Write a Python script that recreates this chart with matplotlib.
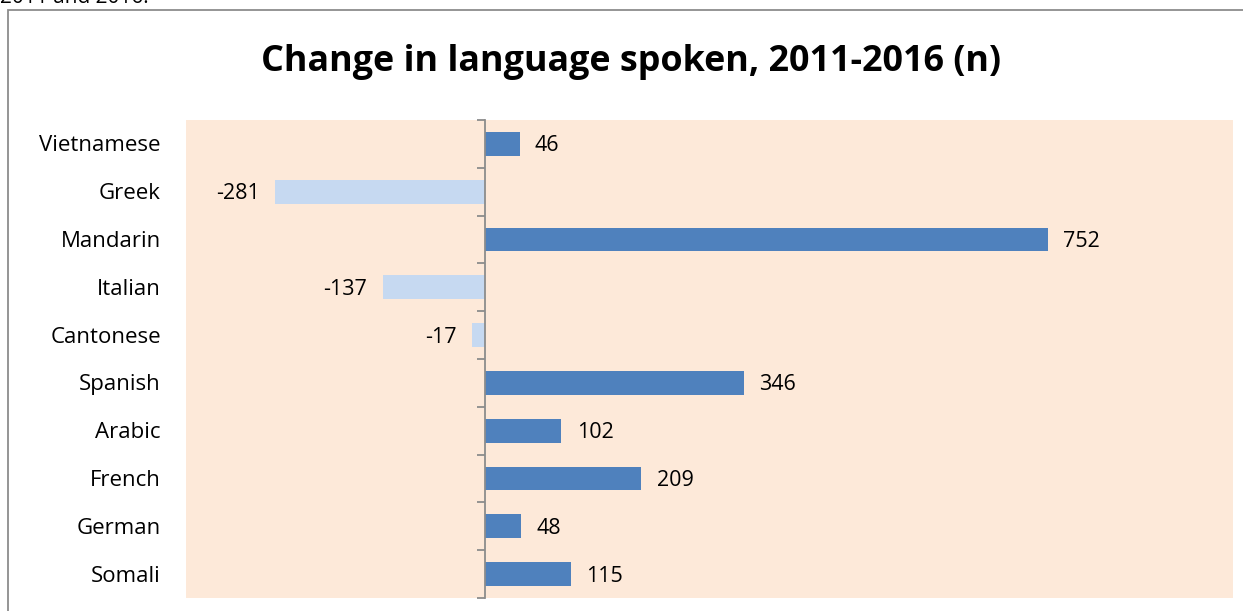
import matplotlib.pyplot as plt
from matplotlib.patches import Rectangle
from matplotlib.ticker import FixedLocator, NullLocator
import matplotlib.transforms as mtransforms

languages = ['Vietnamese', 'Greek', 'Mandarin', 'Italian', 'Cantonese',
             'Spanish', 'Arabic', 'French', 'German', 'Somali']
change = [46, -281, 752, -137, -17, 346, 102, 209, 48, 115]

plt.rcParams['font.family'] = ['Open Sans', 'DejaVu Sans']

fig = plt.figure(figsize=(12.43, 6.11), dpi=100)

# chart frame (only top and left edges are visible in the crop)
fig.patches.append(Rectangle((8 / 1243, -0.05), 1.2, 1 - 10 / 611 + 0.05,
                             transform=fig.transFigure, fill=False,
                             edgecolor='#8c8c8c', linewidth=1.3))
# caption of the page above, mostly cut off by the crop
fig.text(0.0, 1 - 3 / 611, '2011 and 2016.', fontsize=15, va='baseline', ha='left')

ax = fig.add_axes([186 / 1243, 1 - 598 / 611, (1233 - 186) / 1243, (598 - 120) / 611])
ax.set_facecolor('#fde9d9')

ypos = list(range(len(languages)))
colors = ['#4f81bd' if v >= 0 else '#c6d9f1' for v in change]
ax.barh(ypos, change, height=0.5, color=colors, zorder=2)

ax.set_xlim(-400, 1000)
ax.set_ylim(len(languages) - 0.5, -0.5)

for s in ['top', 'right', 'bottom']:
    ax.spines[s].set_visible(False)
ax.spines['left'].set_position(('data', 0))
ax.spines['left'].set_color('#8c8c8c')
ax.spines['left'].set_linewidth(1.3)
ax.spines['left'].set_zorder(3)

ax.xaxis.set_major_locator(NullLocator())
ax.yaxis.set_major_locator(FixedLocator([i - 0.5 for i in range(len(languages) + 1)]))
ax.set_yticklabels([])
ax.tick_params(axis='y', direction='out', length=6, width=1.3, color='#8c8c8c')

trans = mtransforms.blended_transform_factory(ax.transAxes, ax.transData)
for i, name in enumerate(languages):
    ax.annotate(name, (-0.024, i), xycoords=trans, xytext=(0, -1.5),
                textcoords='offset points', ha='right', va='center', fontsize=16)

for i, v in enumerate(change):
    if v >= 0:
        ax.annotate(str(v), (v, i), xytext=(11, -1.5), textcoords='offset points',
                    ha='left', va='center', fontsize=15.5)
    else:
        ax.annotate(str(v), (v, i), xytext=(-11, -1.5), textcoords='offset points',
                    ha='right', va='center', fontsize=15.5)

fig.text(631 / 1243, 1 - 62 / 611, 'Change in language spoken, 2011-2016 (n)',
         ha='center', va='center', fontsize=25.8, fontweight='bold')

fig.savefig('out.png', dpi=100)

> [Challenge] Everything from the first line to the line with "import matplotlib.transforms as mtransforms" must be repeated exactly, and nothing else. Leave the pictures out.

> [Final answer]
Write a Python script that recreates this chart with matplotlib.
import matplotlib.pyplot as plt
from matplotlib.patches import Rectangle
from matplotlib.ticker import FixedLocator, NullLocator
import matplotlib.transforms as mtransforms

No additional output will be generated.